If you listen to the pundits on Fox News or CNBC, these folks that are part of Occupy Wall Street are just a bunch of “hippies”, socialists, lazy or worse.  To quote Paul Krugman in an Op Ed in the New York Times, he explains these reactions very succinctly…. “The way to understand all of this is to realize that it’s part of a broader syndrome, in which wealthy Americans who benefit hugely from a system rigged in their favor react with hysteria to anyone who points out just how rigged the system is.”

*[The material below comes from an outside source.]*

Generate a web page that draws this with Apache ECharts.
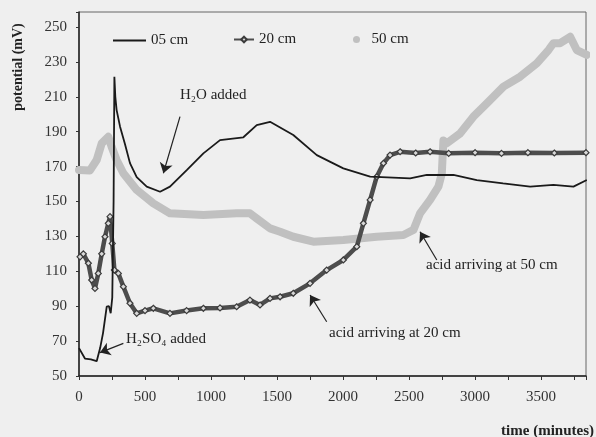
<!DOCTYPE html>
<html>
<head>
<meta charset="utf-8">
<script src="https://cdn.jsdelivr.net/npm/echarts@6/dist/echarts.min.js"></script>
<style>
  html, body {margin: 0; padding: 0; background: #efefef;}
  #chart {width: 596px; height: 437px;}
</style>
</head>
<body>
<div id="chart"></div>
<script>
// time (minutes) and potential (mV)
const t05 = [0, 45, 90, 134, 160, 182, 210, 227, 240, 252, 262, 268, 275, 285, 311, 348, 386, 437, 513, 614, 689, 816, 942, 1068, 1245, 1346, 1447, 1623, 1801, 2002, 2205, 2508, 2634, 2659, 2836, 3013, 3212, 3417, 3593, 3745, 3846];
const v05 = [66, 60, 59.5, 58.5, 66, 74.6, 89.7, 90, 86, 95, 150, 221.5, 210, 202.4, 192.9, 183, 172, 164, 158.5, 155.6, 158.5, 168, 177.6, 185.2, 186.8, 193.8, 195.7, 188.1, 176.6, 169, 164.2, 163.3, 165.2, 165.2, 165.2, 162.3, 160.4, 158.5, 159.5, 158.5, 162.3];

const t20 = [8, 33, 71, 96, 121, 146, 172, 197, 222, 235, 252, 268, 298, 336, 386, 437, 500, 563, 689, 815, 942, 1068, 1194, 1295, 1371, 1447, 1523, 1623, 1750, 1876, 2002, 2104, 2154, 2205, 2255, 2306, 2356, 2432, 2550, 2659, 2800, 3000, 3200, 3400, 3600, 3840];
const v20 = [118.3, 120, 114.6, 105, 100.2, 108.8, 120, 129.8, 137.5, 141.3, 126, 110.7, 108.8, 101.2, 91.7, 85.9, 87.5, 88.8, 85.9, 87.5, 88.8, 89, 89.7, 93.5, 90.7, 94.5, 95.4, 97.4, 103.1, 110.7, 116.5, 124.1, 137.5, 150.9, 164.2, 171.9, 176.6, 178.5, 177.8, 178.5, 177.6, 178, 177.6, 178, 177.8, 178];

const t50 = [0, 83, 134, 172, 222, 247, 285, 336, 437, 563, 689, 942, 1194, 1295, 1346, 1447, 1523, 1623, 1775, 2002, 2255, 2457, 2533, 2583, 2659, 2722, 2748, 2760, 2785, 2886, 2987, 3089, 3215, 3341, 3467, 3556, 3593, 3644, 3720, 3770, 3846];
const v50 = [168, 167.8, 173.8, 183.3, 187.1, 181.4, 173.8, 166.2, 156.6, 148.9, 143.2, 142.3, 143.2, 143.2, 140.3, 134.6, 132.7, 129.8, 127, 127.9, 129.8, 130.8, 133.7, 143.2, 150.9, 158.5, 166.1, 185, 183.3, 189, 198.6, 206.2, 215.8, 221.5, 229.1, 236.8, 240.7, 240.7, 244.4, 236.8, 234];

const xTicks = [0, 500, 1000, 1500, 2000, 2500, 3000, 3500];
const yTicks = [50, 70, 90, 110, 130, 150, 170, 190, 210, 230, 250];

const pairs = (ts, vs) => ts.map((t, i) => [t, vs[i]]);

const serif = 'Liberation Serif';
const arrowLine = (from, to) => [
  {coord: from, symbol: 'none'},
  {coord: to, symbol: 'arrow'}
];

const chart = echarts.init(document.getElementById('chart'));
chart.setOption({
  backgroundColor: '#efefef',
  animation: false,
  grid: {left: 79, right: 10, top: 12, bottom: 61, show: true, borderColor: '#666', borderWidth: 1},
  legend: [
    {data: [{name: '05 cm', icon: 'rect'}], left: 108, top: 28, itemWidth: 33, itemHeight: 2, itemGap: 0,
      textStyle: {fontFamily: serif, fontSize: 15, color: '#222'}},
    {data: ['20 cm'], left: 228, top: 27, itemWidth: 20, itemHeight: 7,
      textStyle: {fontFamily: serif, fontSize: 15, color: '#222'}},
    {data: [{name: '50 cm', icon: 'circle'}], left: 348, top: 27, itemWidth: 20, itemHeight: 7,
      textStyle: {fontFamily: serif, fontSize: 15, color: '#222'}}
  ],
  xAxis: {
    type: 'value', min: 0, max: 3840, interval: 250,
    axisLine: {lineStyle: {color: '#222', width: 1.5}},
    axisTick: {show: true, length: 4, lineStyle: {color: '#333'}},
    splitLine: {show: false},
    axisLabel: {
      fontFamily: serif, fontSize: 15, color: '#333', margin: 14,
      formatter: v => xTicks.includes(v) ? String(v) : ''
    }
  },
  yAxis: {
    type: 'value', min: 50, max: 258.6, interval: 20,
    axisLine: {show: true, lineStyle: {color: '#222', width: 1.5}},
    axisTick: {show: true, length: 3, lineStyle: {color: '#333'}},
    splitLine: {show: false},
    axisLabel: {
      fontFamily: serif, fontSize: 15, color: '#333', margin: 12,
      formatter: v => yTicks.includes(v) ? String(v) : ''
    }
  },
  series: [
    {
      name: '50 cm', type: 'line', data: pairs(t50, v50),
      showSymbol: false, symbol: 'circle', symbolSize: 7,
      lineStyle: {color: '#c0c0c0', width: 8, cap: 'round', join: 'round'},
      itemStyle: {color: '#c0c0c0'}, z: 1
    },
    {
      name: '20 cm', type: 'line', data: pairs(t20, v20),
      symbol: 'diamond', symbolSize: 6,
      lineStyle: {color: '#4d4d4d', width: 4.5},
      itemStyle: {color: '#d8d8d8', borderColor: '#3c3c3c', borderWidth: 1.2}, z: 2
    },
    {
      name: '05 cm', type: 'line', data: pairs(t05, v05),
      showSymbol: false, symbol: 'none',
      lineStyle: {color: '#1a1a1a', width: 1.8},
      itemStyle: {color: '#1a1a1a'}, z: 3,
      markLine: {
        silent: true, symbolSize: 10,
        label: {show: false},
        lineStyle: {color: '#222', width: 1.2, type: 'solid'},
        data: [
          arrowLine([765, 198.6], [639, 166.2]),
          arrowLine([336, 68.7], [159, 63.4]),
          arrowLine([1876, 81.1], [1750, 96.4]),
          arrowLine([2710, 116.5], [2583, 132.7])
        ]
      }
    }
  ],
  graphic: [
    {type: 'text', left: 180, top: 88, style: {text: 'H₂O added', font: '15px "Liberation Serif"', fill: '#222'}},
    {type: 'text', left: 126, top: 332, style: {text: 'H₂SO₄ added', font: '15px "Liberation Serif"', fill: '#222'}},
    {type: 'text', left: 329, top: 326, style: {text: 'acid arriving at 20 cm', font: '15px "Liberation Serif"', fill: '#222'}},
    {type: 'text', left: 426, top: 258, style: {text: 'acid arriving at 50 cm', font: '15px "Liberation Serif"', fill: '#222'}},
    {type: 'text', x: 18, y: 67, rotation: Math.PI / 2,
      style: {text: 'potential (mV)', font: 'bold 14px "Liberation Serif"', fill: '#222', align: 'center', verticalAlign: 'middle'}},
    {type: 'text', right: 2, top: 424, style: {text: 'time (minutes)', font: 'bold 15px "Liberation Serif"', fill: '#222'}}
  ]
});
</script>
</body>
</html>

Occupy Wall Street is a patriotic movement based on a deep and abiding love of country.  This patriotism is not about the self-interests of individuals, but about what our country is to be.  Do Americans care about other citizens, or just about themselves?  99% of the people in this country are in the same boat!  That is why we need to stand up for the Occupy Wall Street.  Democracy is about citizens caring about one another as well as themselves.  Let’s get back to “we the people”!